UNITED STATES DISTRICT COURT FOR THE MIDDLE DISTRICT OF PENNSYLVANIA
Dec 7, 2016
CRIMINAL NO. 1:92-CR-22 (M.D. Pa. Dec. 7, 2016)

Summary

explaining "§ 2255(f) explicitly requires that such a right be initially recognized by the Supreme Court"

Summary of this case from Gibson v. United States

Opinion

CRIMINAL NO. 1:92-CR-22

12-07-2016

UNITED STATES OF AMERICA, v. JOHN CHARLES KENNEY, Defendant


MEMORANDUM

I. Introduction

Before this Court is Defendant John Charles Kenney's motion to correct his sentence under 28 U.S.C. § 2255 in light of the Supreme Court's decision in Johnson v. United States, 135 S. Ct. 2551 (2015). (Doc. 58). Defendant challenges the sentencing enhancement he received under the then-mandatory career offender guideline of § 4B1.2 of the United States Sentencing Guidelines (U.S.S.G. or Guidelines). (Id. at 3-4). We will hold the motion in abeyance until the United States Supreme Court issues an opinion in Beckles v. United States, 136 S. Ct. 2510 (2016). II. Background

On August 17, 1992, Defendant was convicted by a jury of bank robbery, 18 U.S.C. § 2113(a). (Doc. 39). On October 27, 1992, a Presentence Report (PSR) was prepared, which calculated Defendant's Base Offense Level as 20 under U.S.S.G. § 2B3.1. (PSR ¶ 9). A four-level enhancement was applied due to the crime involving the property of a financial institution and an expressed threat of death, U.S.S.G. § 2B3.1(b)(1), (2)(D). (PSR ¶ 10). An additional eight-level enhancement was added because Defendant was a career offender pursuant to the career offender guideline, U.S.S.G. § 4B1.2, as he committed two prior crimes of violence before the instant offense. (PSR ¶¶ 14, 16). The PSR did not identify which of Defendant's prior convictions qualified as crimes of violence, but included convictions for robbery in 1986 and armed bank robbery in 1992. (PSR ¶¶ 19, 22). Defendant's Total Offense Level was 32 and his criminal history was category VI, yielding a Guideline range of 210 to 262 months' imprisonment, which was capped at a statutory maximum of 240 months' imprisonment pursuant to 18 U.S.C. § 2113(a). (PSR ¶¶ 14, 26).

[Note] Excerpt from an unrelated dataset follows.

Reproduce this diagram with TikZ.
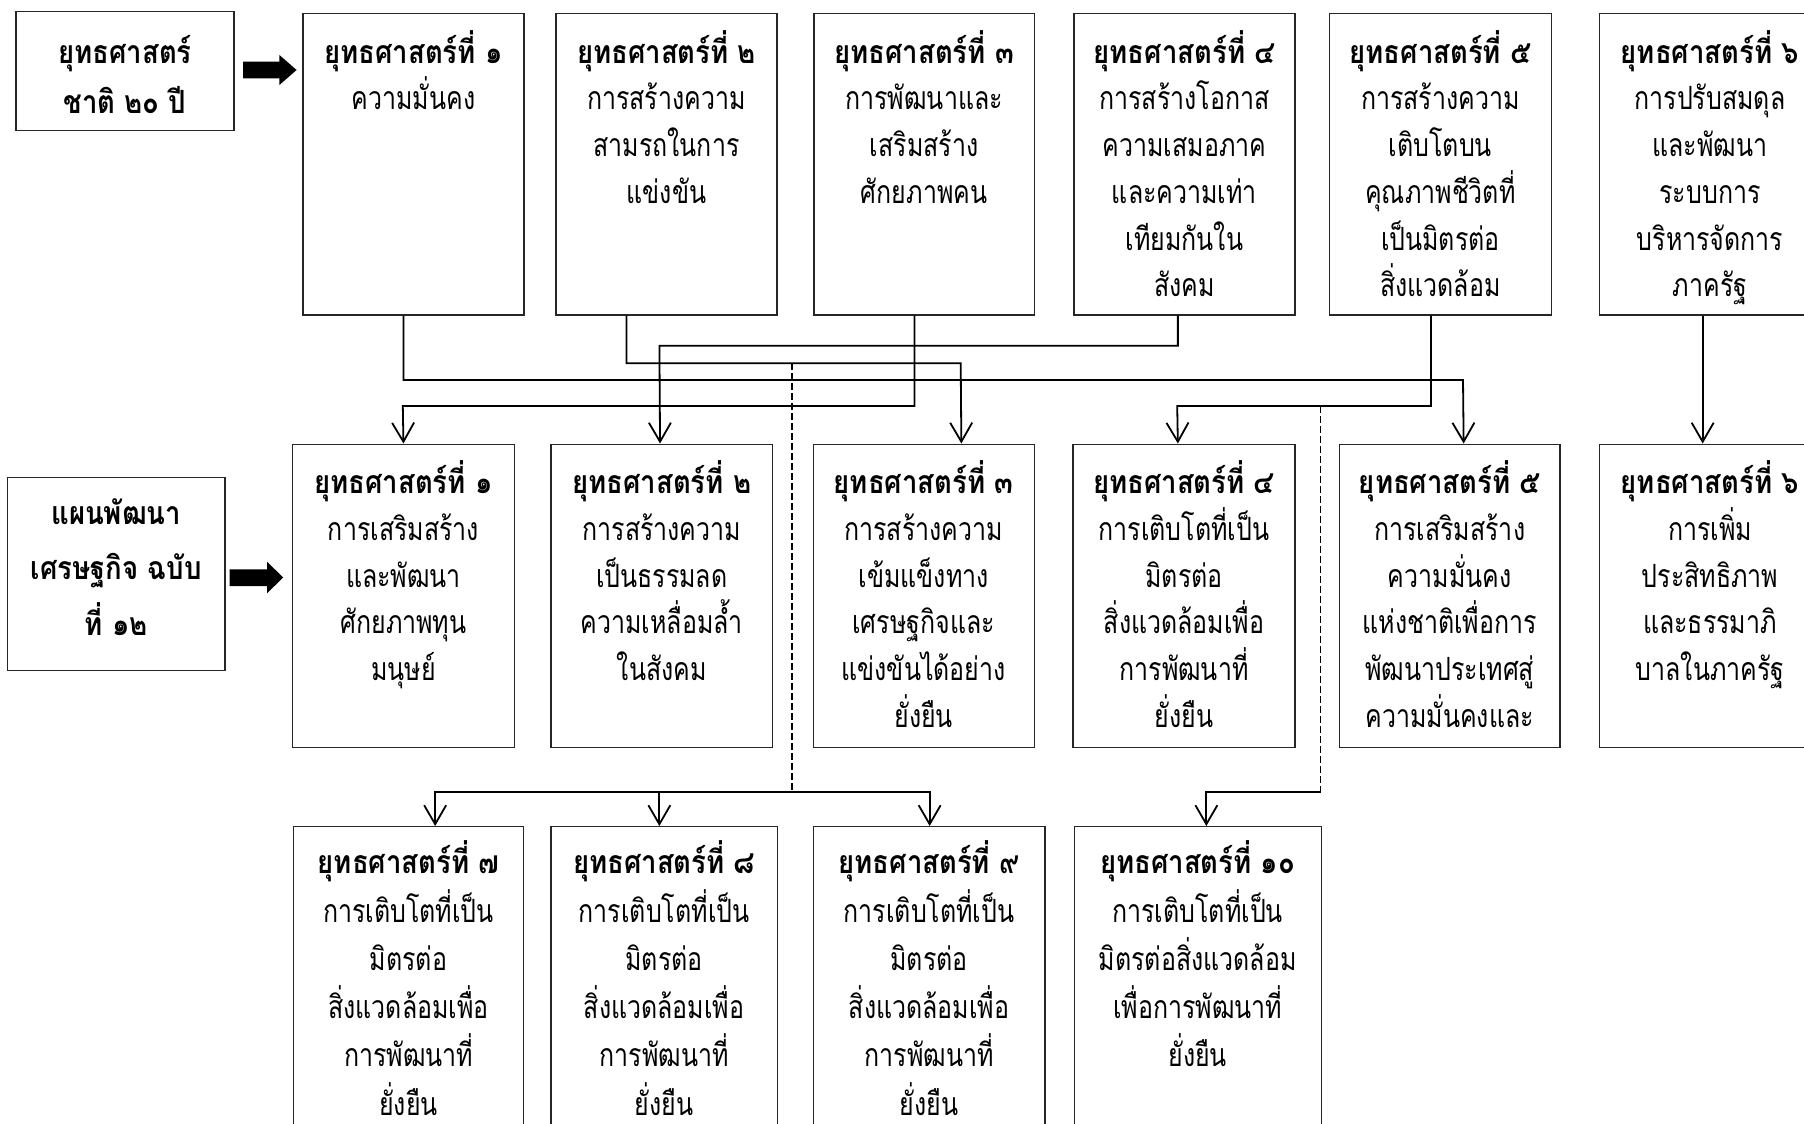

Although the PSR reveals convictions for simple assault, escape, theft, and criminal mischief, the parties' briefing demonstrates that his convictions for robbery and armed bank robbery are most relevant to his designation as a career offender. (Docs. 58 at 6; 69 at 23-25).

In November 1992, this court sentenced Defendant to fifty months' imprisonment and five years of supervised released, which ran consecutive to an undischarged sentence of 262 months' imprisonment that had already been imposed by the Western District of Pennsylvania. (Docs. 44 & 46); (PSR ¶¶ 34-36). On July 19, 1993, the Third Circuit affirmed Defendant's conviction and sentence. (Doc. 55). More than two decades later, on June 17, 2016, Defendant filed the instant, initial motion to vacate his sentence under 28 U.S.C. § 2255, arguing that, in light of the Supreme Court's recent decision in Johnson, he no longer qualifies as a career offender and his sentence under U.S.S.G. § 4B1.2(a) violates due process of law. (Doc. 58 at 3). III. Discussion

As an initial matter, although neither party raises the issue, we begin by discussing the timeliness of Defendant's motion, which we are permitted to do sua sponte. See United States v. Bendolph, 409 F.3d 155, 165 n.15, 168 (3d Cir. 2005). A § 2255 motion is subject to a one-year statute of limitations. 28 U.S.C. § 2255(f). The beginning date for that one-year limitations period is not universal, but depends upon the motion's allegations. Here, Defendant's § 2255 motion is not timely under § 2255(f)(1) because he filed the motion more than one year after his judgment of conviction became final. Moreover, the motion is not timely under § 2255(f)(2) or (f)(4) because Defendant alleges no unlawful governmental action that prevented him from filing, and provides no evidence of newly discovered facts that would affect his sentence.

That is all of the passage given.